Wednesday, October 18, 2006

Mike Phillips was a great program director. A gentleman of rare gifts, talent, and grace, Mike passed away Monday almost without notice. His career was filled with many successes and very little recognition. He was not one to take a bow, a man who preferred plural first-person pronouns in a business too often dominated by the first-personal singular.

Mike Phillips first achieved success on the air. No doubt he could have enjoyed a long and very successful career doing just that. But Mike was never one to settle. Never one to accept things as they were when the moment was ripe with the possible. He became the programmer's programmer. Not only at the station level but at the national level as well. For a while he worked at a research firm where he helped others to achieve success. Paul Drew often suggested we remember the second word in our PD title, Mike lived this. He had a deep understanding of the simple truth - all that's important is what comes out of the speaker. Mike knew everything else was a footnote. Mike Phillips was always setting the bar higher, he was bored with par. He was a director of great radio. I am told he once said to a talent "I build the stage, YOU guys are the stars."

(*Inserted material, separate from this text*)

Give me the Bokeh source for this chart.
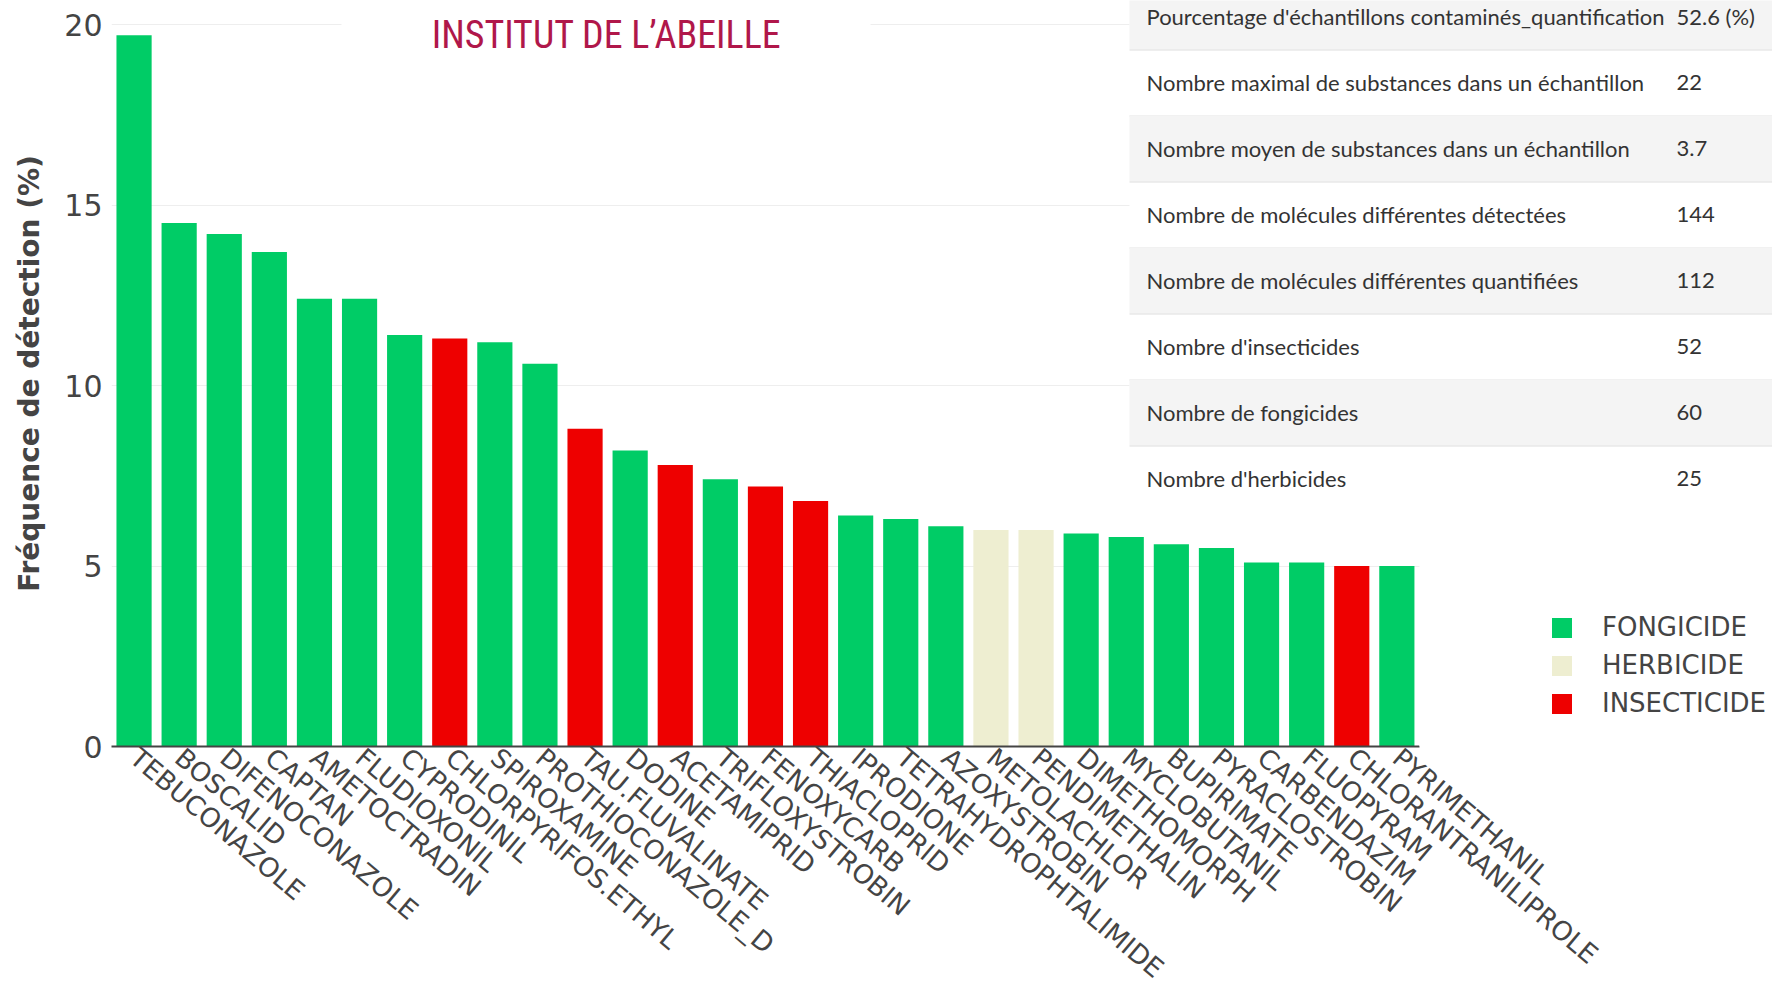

In the last decade of his career he was at the helm of KRTH. It was yet another incredible success story and his last great run. It was there that Mike was finally and properly recognized but it was not to be the applause of his industry. Mike was never to receive the collective praise and industry honors his long and successful career had more than earned him. No matter, Mike was never concerned about such things. In a craft sometimes filthy with ego and self promotion Mike always took the road less traveled, the high road. His light touch, rich sense of humor and relentless quest for perfection were consistent. He was happy working behind the scenes, a master of the art, the gifted impresario unheralded, he devoted his professional life to listeners and staff. Mike Phillips did work that mattered, he made a positive difference in each and every situation. It is indeed fitting that Mike ultimately received his recognition in a quiet, personal and very uncommon way - at the bank. After decades of selfless hard work and dedication Mike finally got paid. He was able to quietly retire as a man of means. Let us remember this quiet, gentle and extraordinary man.